In the case of ambiguity I wanted to list all the options so I could review them myself as there wasn’t really enough context to automate a reliable selection of the most likely answer. E.g. standard word frequencies wouldn’t suffice as the phrases were sometimes intentionally obscure or ambiguous.

The solution is to recursively build a tree of possibilities, and only append the solution if we manage to consume the entire string.

This implementation uses Node.JS.

function split(string, words) {
    let root = {prefix: '', children: splitRecursive(string, 0, words, [])};
    let reassembled = assembleSentences(root);
    return reassembled;
}

function splitRecursive(string, index, words, nextNCharsByIndex) {
    // nextNCharsByIndex is a 2D array of the index => next N chars starting from that
    // index. This reference is passed all the way through the recursion so
    // we aren't repeatedly calling substr() for the next characters.
    if (!nextNCharsByIndex[index]) {
        nextNCharsByIndex[index] = [];
    }

    // Populate the next N chars lookup
    const nextNChars = nextNCharsByIndex[index];    
    let i = index + 1;
    while (i <= string.length) {
        const len = i - index;
        if (!nextNChars[len]) {
            nextNChars[len] = string.substr(index, len);
        }
        i++;
    }

    // Start the recursive process of checking the current string index 
    // to see if we can match it to a word
    const nextWords = [];    
    for (let len = 1; len < nextNChars.length; len++) {
        const word = nextNChars[len];
        if (words[word]) {
            if (index + len === string.length) {
                // This consumes the rest of the string
                nextWords.push({word: word, children: []});
            }
            else {
                // We've found a possible word at the current position but
                // we don't yet have a full solution for the remaining string
                const next = splitRecursive(string, index + len, words, nextNChars);
                if (next.length) {
                    // We do have a full solution for the remaining string.
                    nextWords.push({prefix: word, children: next})
                }
            }
        }
    }
    return nextWords;
}

function assembleSentences(node) {
    // We need to traverse every path through the 
    // tree to build up the possible sentences
    const paths = [];
    function assemblePath(node, path) {
        path += ' ' + item.prefix;
        for (const c of node.children) {
            assemblePath(c, path, paths)
        }
        if (!node.children.length) {
            paths.push(path);
        }
    }
    assemblePath(node, '')
    return paths.map(x => x.trim()).filter(x => x);
}

Usage requires a map of words (i.e. a dictionary, in the Oxford sense as well as the data structure sense).
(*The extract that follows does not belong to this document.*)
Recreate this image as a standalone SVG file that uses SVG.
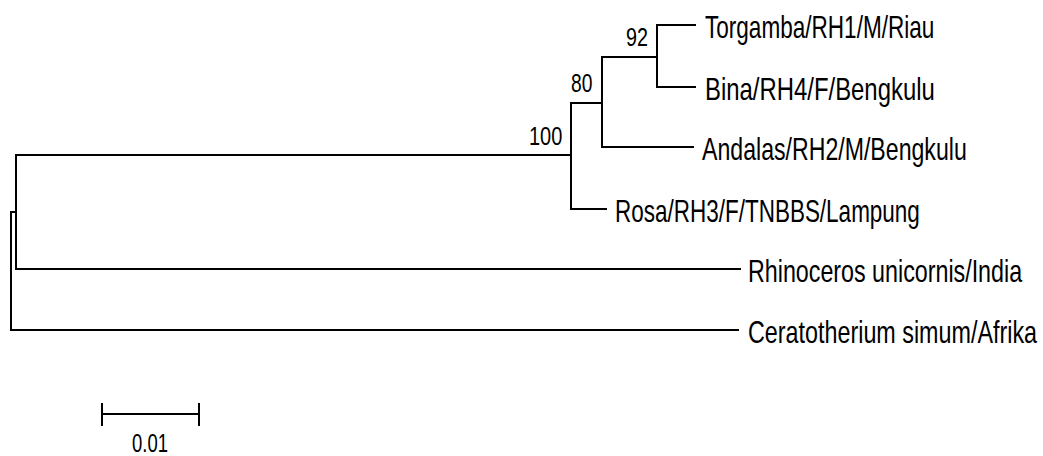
<svg xmlns="http://www.w3.org/2000/svg" width="1043" height="456" viewBox="0 0 1043 456">
<style>
.br{fill:none;stroke:#000;stroke-width:2;stroke-linecap:square}
.lb{font-family:"Liberation Sans",Arial,sans-serif;font-size:32px;fill:#000}
.bs{font-family:"Liberation Sans",Arial,sans-serif;font-size:25px;fill:#000}
</style>
<rect width="1043" height="456" fill="#fff"/>
<g id="connectors">
<path class="br" d="M11,212 H16 M11,212 V330 H738 M16,155 V269 H740 M16,155 H571 M571,103 V209 H606 M571,103 H602 M602,57 V147 H693 M602,57 H657 M657,25 V87 H695 M657,25 H695"/>
</g>
<g id="node-torgamba"><text class="lb" transform="translate(705,38) scale(0.705,1)">Torgamba/RH1/M/Riau</text></g>
<g id="node-bina"><text class="lb" transform="translate(705,100) scale(0.747,1)">Bina/RH4/F/Bengkulu</text></g>
<g id="node-andalas"><text class="lb" transform="translate(702,160) scale(0.723,1)">Andalas/RH2/M/Bengkulu</text></g>
<g id="node-rosa"><text class="lb" transform="translate(615,222) scale(0.703,1)">Rosa/RH3/F/TNBBS/Lampung</text></g>
<g id="node-rhino"><text class="lb" transform="translate(748,282) scale(0.727,1)">Rhinoceros unicornis/India</text></g>
<g id="node-cerato"><text class="lb" transform="translate(748,343) scale(0.729,1)">Ceratotherium simum/Afrika</text></g>
<g id="bootstrap">
<text class="bs" transform="translate(626,46) scale(0.79,1)">92</text>
<text class="bs" transform="translate(571,92) scale(0.77,1)">80</text>
<text class="bs" transform="translate(529,145) scale(0.8,1)">100</text>
</g>
<g id="scale-bar">
<path class="br" d="M102,414 H199 M102,404 V425 M199,404 V425"/>
<text class="bs" transform="translate(132,452) scale(0.74,1)">0.01</text>
</g>
</svg>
The reason this is a map and not a list is to keep the “is this substring a word?” queries fast, otherwise performance would crawl. You will have to pass this in yourself, though if you are on a Unix-like, you can use /usr/share/dict/words.

Usage is something like this:

function getWords(path) {
    const fs = require('fs');
    const words = {};

    const l = fs.readFileSync(path, {encoding: 'utf8'})
        .trim()
        .split(/\r\n|\r|\n/)
        .map(x => x.trim())
        .filter(x => x);

    l.forEach(x => words[x] = true);

    return words;
}

const words = getWords('/usr/share/dict/words');
const s = 'dadsmugisinthecupboard';
const result = split(s, words);
console.log(result); /* => 
[
  'dad smug is in the cup board',
  'dad smug is in the cupboard',
  'dads mug is in the cup board',
  'dads mug is in the cupboard'
]*/

The process of assembling the result list based on the tree might not be what you want. In the case of a long block of text, the size of this list will blow up rapidly.

The intermediate tree structure is a much more compact form, but of course is less easy work with if you’re just interested in the text. The intermediate tree structure generated here is:

{
    prefix: '',
    children: [{
            prefix: 'dad',
            children: [{
                    prefix: 'smug',
                    children: [{
                            prefix: 'is',
                            children: [{
                                    prefix: 'in',
                                    children: [{
                                            prefix: 'the',
                                            children: [{
                                                    prefix: 'cup',
                                                    children: [{
                                                            prefix: 'board',
                                                            children: []
                                                        }
                                                    ]
                                                }, {
                                                    prefix: 'cupboard',
                                                    children: []
                                                }
                                            ]
                                        }
                                    ]
                                }
                            ]
                        }
                    ]
                }
            ]
        }, {
            prefix: 'dads',
            children: [{
                    prefix: 'mug',
                    children: [{
                            prefix: 'is',
                            children: [{
                                    prefix: 'in',
                                    children: [{
                                            prefix: 'the',
                                            children: [{
                                                    prefix: 'cup',
                                                    children: [{
                                                            prefix: 'board',
                                                            children: []
                                                        }
                                                    ]
                                                }, {
                                                    prefix: 'cupboard',
                                                    children: []
                                                }
                                            ]
                                        }
                                    ]
                                }
                            ]
                        }
                    ]
                }
            ]
        }
    ]
}

Multiple entries in the children array represent the possible branches within the parse process.

The root node will always have a prefix of ''. Although it looks redundant, this node is necessary to handle the case that possible branching occurs at the very beginning of the string.